There are several official languages in Montenegro. In addition to Montenegrin, Serbian, Bosnian, Albanian and Croatian are the official languages in some regions. However, these languages are very similar (except for Albanian) and are also viewed as a single language. Only the individual ethnic groups insist on their own name for their language.
Although the majority of the residents in Montenegro are Montenegrins, the most widely spoken language is Serbian. This is because Serbia and Montenegro have long belonged to one state and Serbia had great influence over the country. In schools too, teaching is mainly in Serbian. In some areas where minorities live, the language is also taught.
Does the education system work in Montenegro?
Compared to other European countries, the level of education in Montenegro is rather low. Women in particular are often unable to read or write in remote parts of the country. There are also fewer girls than boys going to school. In addition, in some areas an above-average number of children drop out of school.

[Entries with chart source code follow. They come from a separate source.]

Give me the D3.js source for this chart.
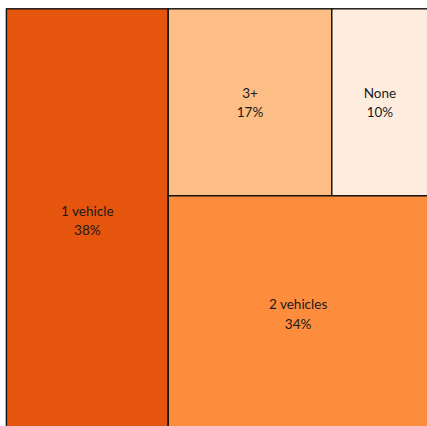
<!DOCTYPE html>
<html><head><meta charset="utf-8">
<script src="https://cdn.jsdelivr.net/npm/d3@7"></script>
<style>html,body{margin:0;padding:0;background:#fff;overflow:hidden}</style>
</head><body>
<script>
const categories = ["1 vehicle", "2 vehicles", "3+", "None"];
const values = [38, 34, 17, 10];
const colors = ["#e6550d", "#fd8d3c", "#fdbe85", "#feedde"];

const W = 427, H = 426;
const svg = d3.select("body").append("svg").attr("width", W).attr("height", H);

// nested structure: [1 vehicle, [[3+, None], 2 vehicles]]
const leaf = i => ({name: categories[i], value: values[i], color: colors[i]});
const data = {children: [leaf(0), {children: [{children: [leaf(2), leaf(3)]}, leaf(1)]}]};

const root = d3.hierarchy(data).sum(d => d.value || 0);
d3.treemap().tile(d3.treemapSliceDice).size([421.6, 422.5]).round(false)(root);

const total = d3.sum(values);
const g = svg.append("g").attr("transform", "translate(6.4,8.8)");
const cells = g.selectAll("g.cell").data(root.leaves()).join("g").attr("class", "cell");
cells.append("rect")
  .attr("x", d => d.x0).attr("y", d => d.y0)
  .attr("width", d => d.x1 - d.x0).attr("height", d => d.y1 - d.y0)
  .attr("fill", d => d.data.color)
  .attr("stroke", "#111").attr("stroke-width", 1.4);
const txt = cells.append("text")
  .attr("text-anchor", "middle")
  .attr("font-family", "Lato, 'DejaVu Sans', sans-serif")
  .attr("font-size", 13.5)
  .attr("fill", "#1a1a1a");
txt.append("tspan")
  .attr("x", d => (d.x0 + d.x1) / 2)
  .attr("y", d => (d.y0 + d.y1) / 2 - 4.5)
  .text(d => d.data.name);
txt.append("tspan")
  .attr("x", d => (d.x0 + d.x1) / 2)
  .attr("y", d => (d.y0 + d.y1) / 2 + 15)
  .text(d => Math.round(d.data.value / total * 100) + "%");
</script>
</body></html>
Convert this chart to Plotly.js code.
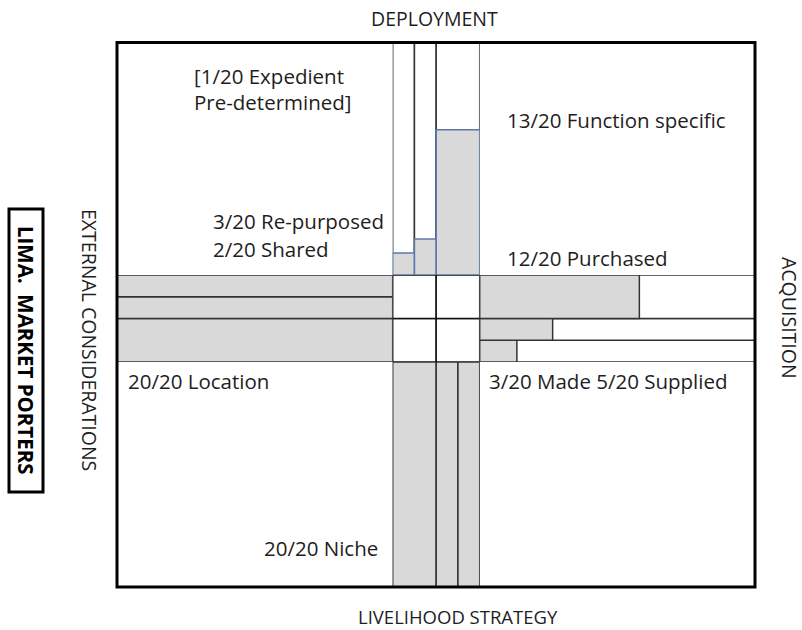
<!DOCTYPE html>
<html>
<head>
<meta charset="utf-8">
<script src="https://cdn.plot.ly/plotly-3.0.1.min.js"></script>
<style>
  body { margin: 0; background: #fff; }
  #myPlotDiv { width: 802px; height: 630px; }
</style>
</head>
<body>
<div id="myPlotDiv"></div>
<script>
// lanes are [position, width] on a 4-unit scale across each arm
// values are scores out of 20

// Deployment (top arm), lanes left to right
const deployLanes = [0.5, 1.5, 3];
const deployWidths = [1, 1, 2];
const deployValues = [1.9, 3.1, 12.5];

// Acquisition (right arm), lanes bottom to top
const acqLanes = [0.5, 1.5, 3];
const acqWidths = [1, 1, 2];
const acqValues = [2.7, 5.3, 11.6];

// External considerations (left arm), lanes bottom to top
const extLanes = [1, 2.5, 3.5];
const extWidths = [2, 1, 1];
const extValues = [20, 20, 20];

// Livelihood strategy (bottom arm), lanes left to right
const liveLanes = [1, 2.5, 3.5];
const liveWidths = [2, 1, 1];
const liveValues = [20, 20, 20];

const maxScore = 20;

// centre square: 2 x 2 empty cells
const centreX = [0.5, 1.5, 0.5, 1.5];
const centreBase = [0, 0, 1, 1];

const W = 802, H = 630;
const px = v => v / W;          // pixel -> paper x
const py = v => 1 - v / H;      // pixel -> paper y

const FONT = '"Open Sans", Lato, sans-serif';
const GRAY = '#d9d9d9';
const EDGE = '#333333';

function full(n) { return new Array(n).fill(maxScore); }

// vertical arm traces
function vArm(lanes, widths, values, xa, ya, fillEdge) {
    return [
        {
            type: 'bar', x: lanes, y: full(lanes.length), width: widths,
            xaxis: xa, yaxis: ya, cliponaxis: false, hoverinfo: 'skip',
            marker: { color: '#ffffff', line: { color: EDGE, width: 1.5 } }
        },
        {
            type: 'bar', x: lanes, y: values, width: widths,
            xaxis: xa, yaxis: ya, cliponaxis: false, hoverinfo: 'skip',
            marker: { color: GRAY, line: { color: fillEdge, width: 1.5 } }
        }
    ];
}

// horizontal arm traces
function hArm(lanes, widths, values, xa, ya) {
    return [
        {
            type: 'bar', orientation: 'h', y: lanes, x: full(lanes.length), width: widths,
            xaxis: xa, yaxis: ya, cliponaxis: false, hoverinfo: 'skip',
            marker: { color: '#ffffff', line: { color: EDGE, width: 1.5 } }
        },
        {
            type: 'bar', orientation: 'h', y: lanes, x: values, width: widths,
            xaxis: xa, yaxis: ya, cliponaxis: false, hoverinfo: 'skip',
            marker: { color: GRAY, line: { color: EDGE, width: 1.5 } }
        }
    ];
}

var data = []
    .concat(vArm(deployLanes, deployWidths, deployValues, 'x', 'y', '#5b78a8'))
    .concat(hArm(acqLanes, acqWidths, acqValues, 'x2', 'y2'))
    .concat(hArm(extLanes, extWidths, extValues, 'x3', 'y3'))
    .concat(vArm(liveLanes, liveWidths, liveValues, 'x4', 'y4', EDGE));

data.push({
    type: 'bar', x: centreX, y: [1, 1, 1, 1], base: centreBase, width: 1,
    xaxis: 'x5', yaxis: 'y5', cliponaxis: false, hoverinfo: 'skip',
    marker: { color: '#ffffff', line: { color: '#111111', width: 1.5 } }
});

function ax(domain, range) {
    return { domain: domain, range: range, visible: false, fixedrange: true };
}

// pixel boundaries of the diagram
const L = 117, R = 755, T = 42.5, B = 587;
const cx0 = 392.7, cx1 = 479.7, cy0 = 275, cy1 = 362;

function label(text, x, y, opts) {
    return Object.assign({
        text: text, x: px(x), y: py(y), xref: 'paper', yref: 'paper',
        xanchor: 'left', yanchor: 'middle', showarrow: false,
        font: { family: FONT, size: 20.5, color: '#1e1e1e' }
    }, opts || {});
}

function heading(text, x, y, angle, size) {
    return label(text, x, y, {
        xanchor: 'center', textangle: angle || 0, borderpad: 0,
        font: { family: FONT, size: size || 19.5, color: '#1e1e1e' }
    });
}

var layout = {
    width: W, height: H, autosize: false,
    margin: { l: 0, r: 0, t: 0, b: 0 },
    paper_bgcolor: '#ffffff', plot_bgcolor: 'rgba(0,0,0,0)',
    showlegend: false, barmode: 'overlay', bargap: 0,
    xaxis: ax([px(cx0), px(cx1)], [0, 4]),
    yaxis: ax([py(cy0), py(T)], [0, maxScore]),
    xaxis2: ax([px(cx1), px(R)], [0, maxScore]),
    yaxis2: ax([py(cy1), py(cy0)], [0, 4]),
    xaxis3: ax([px(L), px(cx0)], [maxScore, 0]),
    yaxis3: ax([py(cy1), py(cy0)], [0, 4]),
    xaxis4: ax([px(cx0), px(cx1)], [0, 4]),
    yaxis4: ax([py(B), py(cy1)], [maxScore, 0]),
    xaxis5: ax([px(cx0), px(cx1)], [0, 2]),
    yaxis5: ax([py(cy1), py(cy0)], [0, 2]),
    shapes: [
        {
            type: 'rect', xref: 'paper', yref: 'paper',
            x0: px(L), x1: px(R), y0: py(B), y1: py(T),
            line: { color: '#000000', width: 3 }, layer: 'above'
        },
        {
            type: 'rect', xref: 'paper', yref: 'paper',
            x0: px(9), x1: px(43), y0: py(492), y1: py(209),
            line: { color: '#000000', width: 3 }
        }
    ],
    annotations: [
        heading('DEPLOYMENT', 434, 18),
        heading('LIVELIHOOD STRATEGY', 458, 616, 0, 18.5),
        heading('EXTERNAL CONSIDERATIONS', 90, 340, 90),
        heading('ACQUISITION', 790, 318, 90),
        label('<b>LIMA.  MARKET PORTERS</b>', 26, 350, {
            xanchor: 'center', textangle: 90,
            font: { family: FONT, size: 20.5, color: '#000000' }
        }),
        label('[1/20 Expedient', 192, 76),
        label('Pre-determined]', 192, 102),
        label('13/20 Function specific', 505, 120),
        label('3/20 Re-purposed', 211, 221),
        label('2/20 Shared', 211, 249),
        label('12/20 Purchased', 505, 258),
        label('20/20 Location', 126, 381),
        label('3/20 Made 5/20 Supplied', 487, 381),
        label('20/20 Niche', 262, 548)
    ]
};

Plotly.newPlot('myPlotDiv', data, layout, { staticPlot: true });
</script>
</body>
</html>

Roma children in Montenegro
Some children in Montenegro are far worse off than others, especially the children from Roma families. Some do not speak the language that is taught in school and have little opportunity to learn it. The families living in refugee camps and remote areas are also geographically cut off from education.
Children with disabilities
It is particularly difficult for children with mental or physical disabilities in Montenegro. Families are mostly helpless in the face of the disease and do not receive sufficient support from the Montenegrin health system. They are treated badly and are often victims of the corporal punishment, which is sometimes common in both schools and at home in Montenegro.